Refusing help. When a guest offers to help, say "Yes — would you slice the bread?" or "Yes — would you pour the wine?" A guest who is helping is integrated into the evening. A guest who is sitting on a sofa watching you cook is a guest who feels like they are watching you work. Receive help.
Scaling this
This schedule works for 4-8 people unchanged. For 4 people, you can compress the timeline by 30 minutes and still be fine. For 8 people, you need one more hour and probably a bigger main (a leg of lamb instead of shoulder, or two whole roast chickens instead of one big one). For 10+ people, this is not the right schedule — you need either a buffet-style menu or a longer prep window.

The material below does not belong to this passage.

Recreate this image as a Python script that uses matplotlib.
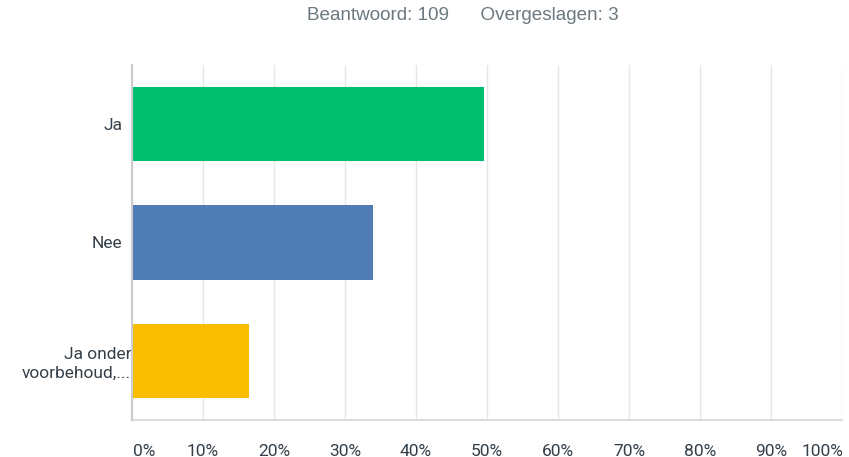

Don't try to scale a 4-hour dinner past 8.
For different occasions: this schedule and structure works for Saturday lunches (start at 9am, eat at 1pm), Friday dinners (the version above), and Sunday dinners (start at 1pm, eat at 5pm). What stays constant is the principles: long oven middle, two cold courses, one trip, table early, 20 minutes cushion.
The summary
Hosting badly is not a personality trait. It is the result of choosing the wrong menu and the wrong schedule. With a menu built around oven time, two cold courses, one trip to the shop, and the table set in the first hour, six people can have a real dinner with you and you can sit at the table the whole time.
The dinner is calmer. The food is better. Your guests notice the difference even if they can't name it. You are the host who isn't sweating in the kitchen at 7:50pm.
Run this schedule three times and it becomes muscle memory. Then improvise on top of it.
Sources
Patience Gray, "Honey from a Weed" — the original case for slow-cooked Mediterranean lamb at low temperatures.
Anthony Bourdain, "Kitchen Confidential" — the professional kitchen's mise-en-place principles, applied to home hosting.
Skye Gyngell, "How I Cook" — practical demonstrations of cold-and-room-temperature starter design.
Tamasin Day-Lewis, "Tamasin's Kitchen Bible" — definitive UK reference on weekend hosting menus that work on this kind of time budget.